I strongly recommend all juniors take the written essay with every SAT or ACT. Seniors who have a final list of colleges can skip the essay if they know that every single college, scholarship, or honors program does NOT require it.
Students always receive scores, but will not know which questions they got right or wrong unless you pay extra. (Of course you have to pay extra for this! Sometimes it feels like the entire college admission process involves paying extra.)
Why do you want student answers?
Unless you have the rare student who is going to take the ACT or SAT once and be satisfied with his or her scores, you should expect this will not be the last testing attempt. Most students take their test of choice 2-3 times.

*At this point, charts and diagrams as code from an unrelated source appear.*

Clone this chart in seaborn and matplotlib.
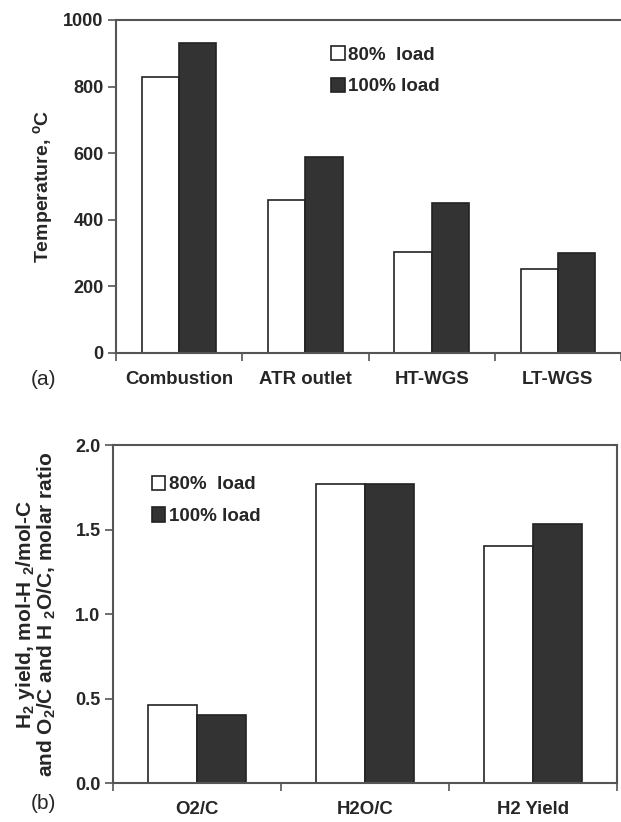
import matplotlib
matplotlib.use("Agg")
import matplotlib.pyplot as plt
import seaborn as sns
import pandas as pd
import numpy as np

# panel (a) temperatures
stages = ["Combustion", "ATR outlet", "HT-WGS", "LT-WGS"]
temp_80 = [830, 460, 303, 252]
temp_100 = [930, 588, 450, 300]

# panel (b) ratios / yield
ratios = ["O2/C", "H2O/C", "H2 Yield"]
ratio_80 = [0.46, 1.77, 1.40]
ratio_100 = [0.40, 1.77, 1.53]

loads = ["80%  load", "100% load"]

sns.set_theme(style="white")
plt.rcParams["font.family"] = ["Liberation Sans", "DejaVu Sans"]
plt.rcParams["mathtext.fontset"] = "custom"
plt.rcParams["mathtext.rm"] = "Liberation Sans:bold"
plt.rcParams["mathtext.it"] = "Liberation Sans:bold"
plt.rcParams["mathtext.bf"] = "Liberation Sans:bold"

dfa = pd.DataFrame({"cat": stages * 2, "val": temp_80 + temp_100,
                    "load": [loads[0]] * 4 + [loads[1]] * 4})
dfb = pd.DataFrame({"cat": ratios * 2, "val": ratio_80 + ratio_100,
                    "load": [loads[0]] * 3 + [loads[1]] * 3})

pal = {loads[0]: "white", loads[1]: "#333333"}

fig = plt.figure(figsize=(6.21, 8.22), dpi=100)
ax1 = fig.add_axes([0.1868, 0.5706, 0.8132, 0.4051])
ax2 = fig.add_axes([0.182, 0.0474, 0.8116, 0.4112])


def style(ax, n, ymax, yticks, fmt, leg_xy):
    ax.set_xlim(-0.5, n - 0.5)
    ax.set_ylim(0, ymax)
    ax.set_yticks(yticks)
    ax.set_yticklabels([fmt.format(v) for v in yticks], fontsize=13, fontweight="bold")
    ax.set_xticks(range(n))
    ax.tick_params(axis="x", which="major", length=0, pad=13)
    ax.set_xticks(np.arange(n + 1) - 0.5, minor=True)
    ax.tick_params(axis="x", which="minor", length=6, width=1.2, color="#555555", bottom=True)
    ax.tick_params(axis="y", length=6, width=1.2, color="#555555", left=True, pad=3)
    for lab in ax.get_xticklabels():
        lab.set_fontweight("bold")
        lab.set_fontsize(13.4)
    for s in ax.spines.values():
        s.set_color("#555555")
        s.set_linewidth(1.5)
    ax.set_xlabel("")
    h, l = ax.get_legend_handles_labels()
    ax.legend(h, l, loc="upper left", bbox_to_anchor=leg_xy, frameon=False,
              handlelength=0.7, handleheight=0.8, handletextpad=0.2,
              labelspacing=0.75, borderpad=0, prop={"weight": "bold", "size": 13.5})


sns.barplot(data=dfa, x="cat", y="val", hue="load", palette=pal, ax=ax1,
            width=0.59, edgecolor="#222222", linewidth=1.2, gap=0)
sns.barplot(data=dfb, x="cat", y="val", hue="load", palette=pal, ax=ax2,
            width=0.58, edgecolor="#222222", linewidth=1.2, gap=0)

style(ax1, 4, 1000, [0, 200, 400, 600, 800, 1000], "{:.0f}", (0.408, 0.95))
style(ax2, 3, 2.0, [0.0, 0.5, 1.0, 1.5, 2.0], "{:.1f}", (0.059, 0.937))
ax1.spines["right"].set_visible(False)

ax1.set_ylabel("Temperature, $^{\\rm o}$C", fontsize=14, fontweight="bold", labelpad=6)
ax2.set_ylabel("H$_2$ yield, mol-H $_2$/mol-C\nand O$_2$/C and H $_2$O/C, molar ratio",
               fontsize=15, fontweight="bold", labelpad=12, linespacing=0.95)

fig.text(0.05, 0.538, "(a)", fontsize=15, va="center")
fig.text(0.05, 0.022, "(b)", fontsize=15, va="center")

fig.savefig("out.png", dpi=100)
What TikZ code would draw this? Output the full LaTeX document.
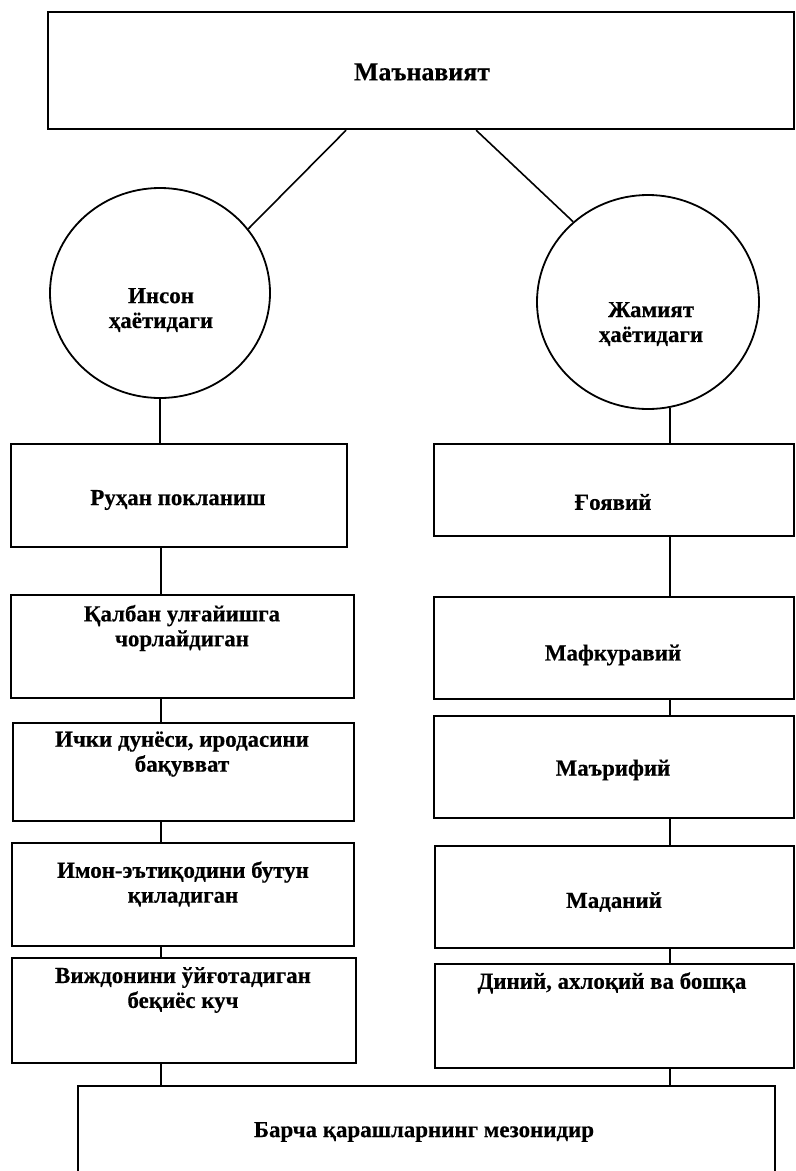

Finding out which problems a student missed can go a long way for future score improvement. I have two students I helped prepare for the August SAT who got very similar scores on the math portion of the test– 670 and 680. Just looking at the scores you might think these students need to work on similar things (probably the hard questions) to make it to their goals of 700+ in math. But the Student Answer Service reports told two very different stories:
- One student missed only the difficult questions in both calculator and no-calculator math. She missed multiple-choice and grid-in questions– but only the hard problems.
- The other student got the hardest questions right. His errors came throughout the math section (easy, medium, and a few hard problems.) A majority of his errors were in the last section– calculator permitted math.
My suggestions for the first student involve practice with the harder question types and work on pacing, so she has the time she needs on the more difficult questions. The second student knows the math and is very familiar with the hard problem types; his issue is focus and endurance. Particularly in section four, he is losing focus, making careless errors on easier questions, and needs to work on strategies to improve accuracy. Without the question-level feedback these students wouldn’t know what to do as they prepare to retest.
The best feedback comes from having the most information. A few times a year, students can order a copy of the SAT exam questions. They don’t get their own test booklet back, but they do get a copy of the entire exam to go along with the list of questions they missed.
When available, I strongly encourage you order this. It usually takes 6 to 8 weeks to receive the copy of the questions, so plan to wait a few weeks before you can utilize this information.
Notes on What to Order
Of course we have some more admissions alphabet-soup when trying to order the items mentioned above. Here’s some info to help you decode the process:
SAT with Essay — Student can add (or drop) the essay up to the time of the exam. There is no late fee to add the essay; students just pay the extra $14 (for a total of $60) to take the written portion.
Test Questions — (QAS) Questions-and-Answer Service. You will receive BOTH a detailed report of which questions your student missed AND a copy of the test questions. For 2017-18 this is available for the Oct, March, and May exams given in the U.S. and costs $18.00.
Student Answers— (SAS) Student Answer Service. You will receive a question-by-question printout showing which problems were missed, difficulty level, and sub-score / cross-test info. This is available in Aug., Nov., Dec., and June (and international dates that don’t offer QAS) and costs $13.50.
QAS and SAS can be ordered after the exam is taken, so log into your College-Board account and order one for your last test if you didn’t already. (Usually there is a three-month limit on ordering, so don’t wait too long.)
ACT with Writing — Student can add (or drop) the essay up to the late registration deadline for that exam. If a student decided to add the writing after the late registration deadline, he or she must notify the test center coordinator on the day of the test; availability will depend on the amount of extra writing booklets (a lot like flying standby.) Students pay the extra $16.50 (for a total of $62.50) to take the written portion.
Test Questions — (TIR) Test Information Release. You will receive BOTH a detailed report of which questions your student missed AND a copy of the test questions. For 2017-18 this is available for the Dec., April, and June exams given in the U.S. and costs $20.00.
Student Answers — Unlike College Board, ACT doesn’t offer a separate answer return service on test dates not covered by the TIR option.